**Dataset content**
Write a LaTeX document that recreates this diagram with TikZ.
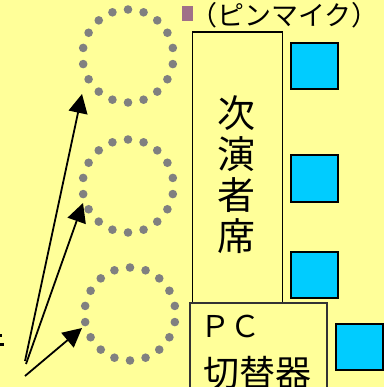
\documentclass[tikz,border=0pt]{standalone}
\usepackage{fontspec}
\newfontfamily\jp{Noto Sans CJK JP}
\usetikzlibrary{arrows.meta}
\definecolor{bgyellow}{HTML}{FFFF99}
\definecolor{dotgray}{HTML}{808080}
\definecolor{micblue}{HTML}{00CCFF}
\definecolor{micpink}{HTML}{A07088}
\definecolor{boxgray}{HTML}{333333}
\tikzset{
  arr/.style={line width=1.8pt,-{Triangle[length=19pt,width=19pt]}},
  bluesq/.style={draw=black,line width=2pt,fill=micblue,minimum width=47pt,minimum height=46pt,inner sep=0pt},
  seatbox/.style={draw=black,line width=1.5pt,fill=bgyellow,inner sep=0pt},
  pcbox/.style={draw=boxgray,line width=1.5pt,fill=bgyellow,inner sep=0pt},
  dot/.style={fill=dotgray},
}
\begin{document}
\begin{tikzpicture}[x=1pt,y=-1pt]
\useasboundingbox (0,0) rectangle (384,387);
\fill[bgyellow] (0,0) rectangle (384,387);
\clip (0,0) rectangle (384,387);
% dotted circles
\foreach \cx/\cy in {128/56,128/186,130/314}{
  \foreach \a in {10,30,...,350}{
    \fill[dot] ({\cx+45.5*cos(\a)},{\cy+46.5*sin(\a)}) circle (4.3);
  }
}
% seat box
\node[seatbox,minimum width=90pt,minimum height=271pt] (seat) at (237.5,167.5) {};
\node[font=\jp\fontsize{38}{41}\selectfont,align=center,inner sep=0pt] (seatlabel) at (236,175) {次\\演\\者\\席};
% PC box
\node[pcbox,minimum width=137pt,minimum height=100pt] (pc) at (258.5,353) {};
\node[font=\jp\fontsize{30}{45}\selectfont,anchor=base west,inner sep=0pt] (pclabel) at (200,337) {ＰＣ};
\node[font=\jp\fontsize{36}{45}\selectfont,anchor=base west,inner sep=0pt] (pclabel2) at (203,386) {切替器};
% blue squares
\node[bluesq] (m1) at (314.5,66) {};
\node[bluesq] (m2) at (314.5,178.5) {};
\node[bluesq] (m3) at (314.5,275) {};
\node[bluesq] (m4) at (359.5,346.5) {};
% pin mic label
\fill[micpink] (182,6) rectangle (193,21);
\node[font=\jp\fontsize{27}{30}\selectfont,anchor=base west,inner sep=0pt] (miclabel) at (190,26) {（ピンマイク）};
% fragment at left edge
\fill[black] (0,334) rectangle (2,337);
\fill[black] (0,343) rectangle (4,346);
% arrows
\coordinate (s1) at (25,361);
\coordinate (s2) at (26,364);
\coordinate (s3) at (25,376);
\coordinate (t1) at (82,94);
\coordinate (t2) at (83,203);
\coordinate (t3) at (82,328);
\draw[arr] (s1) -- (t1);
\draw[arr] (s2) -- (t2);
\draw[arr] (s3) -- (t3);
\end{tikzpicture}
\end{document}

**Written instruction**
Every line is to be duplicated exactly, though pictures stay out.

**Output for this task**
Write a LaTeX document that recreates this diagram with TikZ.
\documentclass[tikz,border=0pt]{standalone}
\usepackage{fontspec}
\newfontfamily\jp{Noto Sans CJK JP}
\usetikzlibrary{arrows.meta}
\definecolor{bgyellow}{HTML}{FFFF99}
\definecolor{dotgray}{HTML}{808080}
\definecolor{micblue}{HTML}{00CCFF}
\definecolor{micpink}{HTML}{A07088}
\definecolor{boxgray}{HTML}{333333}
\tikzset{
  arr/.style={line width=1.8pt,-{Triangle[length=19pt,width=19pt]}},
  bluesq/.style={draw=black,line width=2pt,fill=micblue,minimum width=47pt,minimum height=46pt,inner sep=0pt},
  seatbox/.style={draw=black,line width=1.5pt,fill=bgyellow,inner sep=0pt},
  pcbox/.style={draw=boxgray,line width=1.5pt,fill=bgyellow,inner sep=0pt},
  dot/.style={fill=dotgray},
}
\begin{document}
\begin{tikzpicture}[x=1pt,y=-1pt]
\useasboundingbox (0,0) rectangle (384,387);
\fill[bgyellow] (0,0) rectangle (384,387);
\clip (0,0) rectangle (384,387);
% dotted circles
\foreach \cx/\cy in {128/56,128/186,130/314}{
  \foreach \a in {10,30,...,350}{
    \fill[dot] ({\cx+45.5*cos(\a)},{\cy+46.5*sin(\a)}) circle (4.3);
  }
}
% seat box
\node[seatbox,minimum width=90pt,minimum height=271pt] (seat) at (237.5,167.5) {};
\node[font=\jp\fontsize{38}{41}\selectfont,align=center,inner sep=0pt] (seatlabel) at (236,175) {次\\演\\者\\席};
% PC box
\node[pcbox,minimum width=137pt,minimum height=100pt] (pc) at (258.5,353) {};
\node[font=\jp\fontsize{30}{45}\selectfont,anchor=base west,inner sep=0pt] (pclabel) at (200,337) {ＰＣ};
\node[font=\jp\fontsize{36}{45}\selectfont,anchor=base west,inner sep=0pt] (pclabel2) at (203,386) {切替器};
% blue squares
\node[bluesq] (m1) at (314.5,66) {};
\node[bluesq] (m2) at (314.5,178.5) {};
\node[bluesq] (m3) at (314.5,275) {};
\node[bluesq] (m4) at (359.5,346.5) {};
% pin mic label
\fill[micpink] (182,6) rectangle (193,21);
\node[font=\jp\fontsize{27}{30}\selectfont,anchor=base west,inner sep=0pt] (miclabel) at (190,26) {（ピンマイク）};
% fragment at left edge
\fill[black] (0,334) rectangle (2,337);
\fill[black] (0,343) rectangle (4,346);
% arrows
\coordinate (s1) at (25,361);
\coordinate (s2) at (26,364);
\coordinate (s3) at (25,376);
\coordinate (t1) at (82,94);
\coordinate (t2) at (83,203);
\coordinate (t3) at (82,328);
\draw[arr] (s1) -- (t1);
\draw[arr] (s2) -- (t2);
\draw[arr] (s3) -- (t3);
\end{tikzpicture}
\end{document}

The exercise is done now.